Is the juice worth the squeeze?
A guide for communities, workers, civil society and trade unions considering using transnational non-judicial redress mechanism
by may miller-dawkins
Around the world, communities and workers experience human rights abuses from companies. Land is taken without consent. Rivers and land is polluted. Workers work long hours for low wages, in unsafe conditions. Workers cannot organize collectively and bargain with employers. Workers die from unsafe conditions and face abuse and harassment.
What are the options for communities and workers to try to hold these companies to account and to gain some remedy for the harm they have experienced?
This guide shares the findings five years of research focused on whether or not a type of complaint mechanism – non-judicial mechanisms operating across countries – are effective in providing some kind of redress to workers and communities. It shares findings in a form that can potentially help communities and workers, or their partners – trade unions, community organizations, local, national and international non-governmental organizations – to make decisions about whether or not to use such a mechanisms, and if yes, how.

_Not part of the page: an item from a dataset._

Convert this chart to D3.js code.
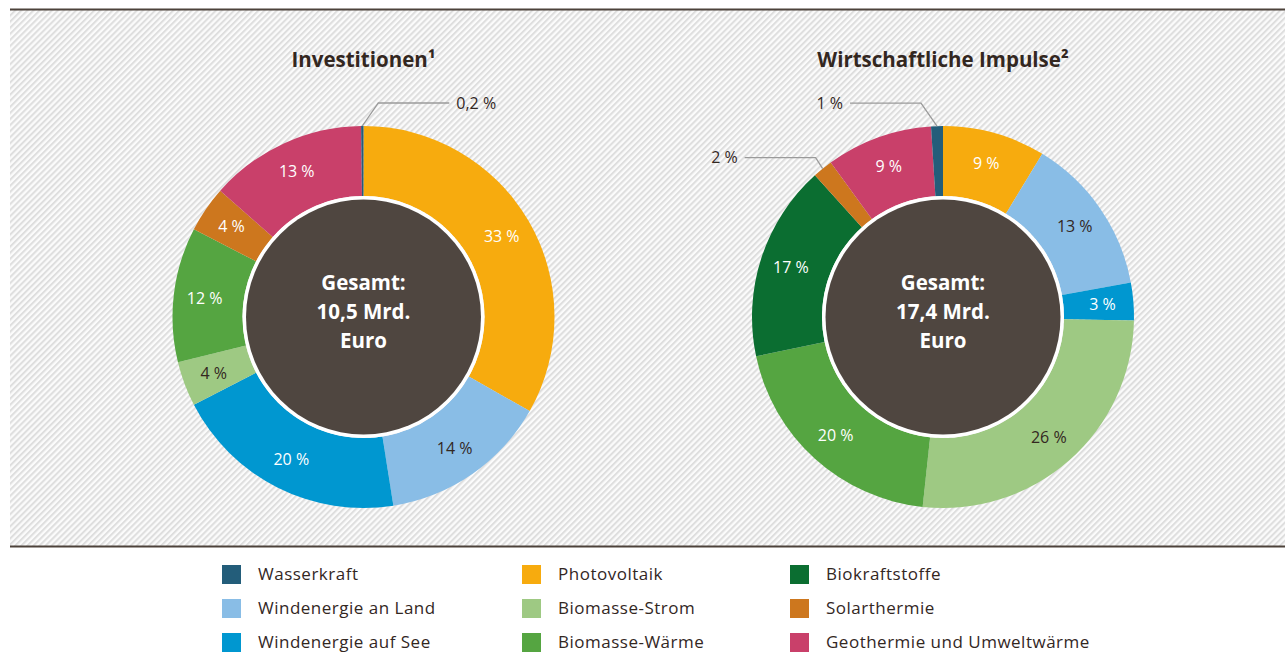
<!DOCTYPE html>
<html>
<head>
<meta charset="utf-8">
<script src="https://cdn.jsdelivr.net/npm/d3@7"></script>
<style>
  html, body { margin: 0; padding: 0; background: #fff; }
  svg { display: block; font-family: "Open Sans", "Noto Sans", sans-serif; }
</style>
</head>
<body>
<svg class="svg" width="1285" height="653"></svg>
<script>
// Kategorien (Reihenfolge im Ring, im Uhrzeigersinn ab 12 Uhr)
const categories = [
    "Photovoltaik", "Windenergie an Land", "Windenergie auf See",
    "Biomasse-Strom", "Biomasse-Wärme", "Biokraftstoffe",
    "Solarthermie", "Geothermie und Umweltwärme", "Wasserkraft"
];
const colors = [
    "#f7ab0e", "#89bde6", "#0097d0",
    "#9ec983", "#55a541", "#0b6e31",
    "#cd771e", "#c9406a", "#235d7a"
];
// dunkle Schrift auf hellen Segmenten
const darkText = ["Windenergie an Land", "Biomasse-Strom"];

// Anteile in % (aus dem Bild geschätzt, Beschriftung gerundet)
const investValues = [33.2, 14.3, 19.9, 3.8, 11.4, 0, 3.9, 13.3, 0.2];
const impulseValues = [8.7, 13.4, 3.2, 26.4, 20, 16.6, 1.7, 9, 1];

const investLabels = ["33 %", "14 %", "20 %", "4 %", "12 %", "", "4 %", "13 %", "0,2 %"];
const impulseLabels = ["9 %", "13 %", "3 %", "26 %", "20 %", "17 %", "2 %", "9 %", "1 %"];
// Segmente mit Beschriftung außen (Index)
const investOutside = [8];
const impulseOutside = [6, 8];

const titles = ["Investitionen\u00b9", "Wirtschaftliche Impulse\u00b2"];
const totals = [["Gesamt:", "10,5 Mrd.", "Euro"], ["Gesamt:", "17,4 Mrd.", "Euro"]];

// Legende in drei Spalten
const legendOrder = [
    ["Wasserkraft", "Windenergie an Land", "Windenergie auf See"],
    ["Photovoltaik", "Biomasse-Strom", "Biomasse-Wärme"],
    ["Biokraftstoffe", "Solarthermie", "Geothermie und Umweltwärme"]
];

const width = 1285, height = 653;
const textColor = "#33271f";
const svg = d3.select(".svg");

// Schraffur-Hintergrund
const defs = svg.append("defs");
const pat = defs.append("pattern")
    .attr("id", "hatch")
    .attr("patternUnits", "userSpaceOnUse")
    .attr("width", 4.3)
    .attr("height", 4.3)
    .attr("patternTransform", "rotate(45)");
pat.append("rect").attr("width", 4.3).attr("height", 4.3).attr("fill", "#fbfbfb");
pat.append("line")
    .attr("x1", 1).attr("y1", 0).attr("x2", 1).attr("y2", 4.3)
    .attr("stroke", "#dedede").attr("stroke-width", 2.1);

svg.append("rect")
    .attr("x", 10).attr("y", 10)
    .attr("width", width - 10).attr("height", 536)
    .attr("fill", "url(#hatch)");

svg.append("line")
    .attr("x1", 10).attr("x2", width).attr("y1", 9.5).attr("y2", 9.5)
    .attr("stroke", "#4d423b").attr("stroke-width", 2);
svg.append("line")
    .attr("x1", 10).attr("x2", width).attr("y1", 546.5).attr("y2", 546.5)
    .attr("stroke", "#4d423b").attr("stroke-width", 2);

const outerR = 191, innerR = 121, labelR = 160;

const pie = d3.pie().sort(null).value(d => d.value);
const arcGen = d3.arc().innerRadius(innerR).outerRadius(outerR);
const labelArc = d3.arc().innerRadius(labelR).outerRadius(labelR);

function drawDonut(cx, cy, values, labels, outside, title, total) {
    const data = categories.map((c, i) => ({
        name: c, value: values[i], color: colors[i], label: labels[i], outside: outside.includes(i)
    }));
    const g = svg.append("g").attr("transform", `translate(${cx},${cy})`);

    g.selectAll(".seg")
        .data(pie(data))
        .enter()
        .append("path")
        .attr("class", "seg")
        .attr("d", arcGen)
        .attr("fill", d => d.data.color);

    // Mitte
    g.append("circle").attr("r", innerR).attr("fill", "#fff");
    g.append("circle").attr("r", 117.5).attr("fill", "#4f4640");

    g.selectAll(".lbl")
        .data(pie(data).filter(d => !d.data.outside && d.data.value > 0))
        .enter()
        .append("text")
        .attr("class", "lbl")
        .attr("transform", d => `translate(${labelArc.centroid(d)})`)
        .attr("text-anchor", "middle")
        .attr("dy", "0.35em")
        .attr("font-size", 16)
        .attr("fill", d => darkText.includes(d.data.name) ? textColor : "#fff")
        .text(d => d.data.label);

    // Außenbeschriftungen mit Führungslinie
    const outs = pie(data).filter(d => d.data.outside);
    outs.forEach(d => {
        const mid = (d.startAngle + d.endAngle) / 2;
        const p0 = [Math.sin(mid) * outerR, -Math.cos(mid) * outerR];
        const side = Math.sin(mid) >= 0 || d.data.name === "Wasserkraft" && cx < 600 ? 1 : -1;
        const elbowY = p0[1] - (d.data.name === "Solarthermie" ? 11 : 23);
        const elbowX = p0[0] + side * (d.data.name === "Solarthermie" ? 7 : 16);
        const endX = elbowX + side * 71;
        g.append("polyline")
            .attr("points", [p0, [elbowX, elbowY], [endX, elbowY]].map(p => p.join(",")).join(" "))
            .attr("fill", "none")
            .attr("stroke", "#9a9a9a")
            .attr("stroke-width", 1.3);
        g.append("text")
            .attr("x", endX + side * 7)
            .attr("y", elbowY)
            .attr("dy", "0.35em")
            .attr("text-anchor", side > 0 ? "start" : "end")
            .attr("font-size", 16)
            .attr("fill", textColor)
            .text(d.data.label);
    });

    g.append("text")
        .attr("y", -257)
        .attr("dy", "0.35em")
        .attr("text-anchor", "middle")
        .attr("font-size", 20.5)
        .attr("font-weight", "bold")
        .attr("fill", textColor)
        .text(title);

    g.selectAll(".tot")
        .data(total)
        .enter()
        .append("text")
        .attr("class", "tot")
        .attr("y", (d, i) => -34 + i * 29)
        .attr("dy", "0.35em")
        .attr("text-anchor", "middle")
        .attr("font-size", 20.5)
        .attr("font-weight", "bold")
        .attr("fill", "#fff")
        .text(d => d);
}

drawDonut(363.5, 317, investValues, investLabels, investOutside, titles[0], totals[0]);
drawDonut(943, 317, impulseValues, impulseLabels, impulseOutside, titles[1], totals[1]);

// Legende
const colX = [222, 522, 790];
const rowY = [565, 599, 633];
legendOrder.forEach((col, ci) => {
    col.forEach((name, ri) => {
        const lg = svg.append("g").attr("transform", `translate(${colX[ci]},${rowY[ri]})`);
        lg.append("rect")
            .attr("width", 19).attr("height", 19)
            .attr("fill", colors[categories.indexOf(name)]);
        lg.append("text")
            .attr("x", 36).attr("y", 9.5)
            .attr("dy", "0.35em")
            .attr("font-size", 17)
            .attr("letter-spacing", 0.5)
            .attr("fill", textColor)
            .text(name);
    });
});
</script>
</body>
</html>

Further information about the report can be read below.
How to use this guide
We hope that this guide is useful as you plan or have conversations within communities, organizations or networks about the best strategy to adopt. The guide does not advise anything specific but tries to set out some of the considerations and explore what the possibilities, costs, and risks of different approaches may be.
You can use the table of contents below to dip in and out to look at specific issues or approaches.
Where possible, we include examples from the cases studied.
This guide does not contain a template for your strategy but we hope that it helps to inform your discussions and ultimately, your decisions about how to try to seek remedy or justice.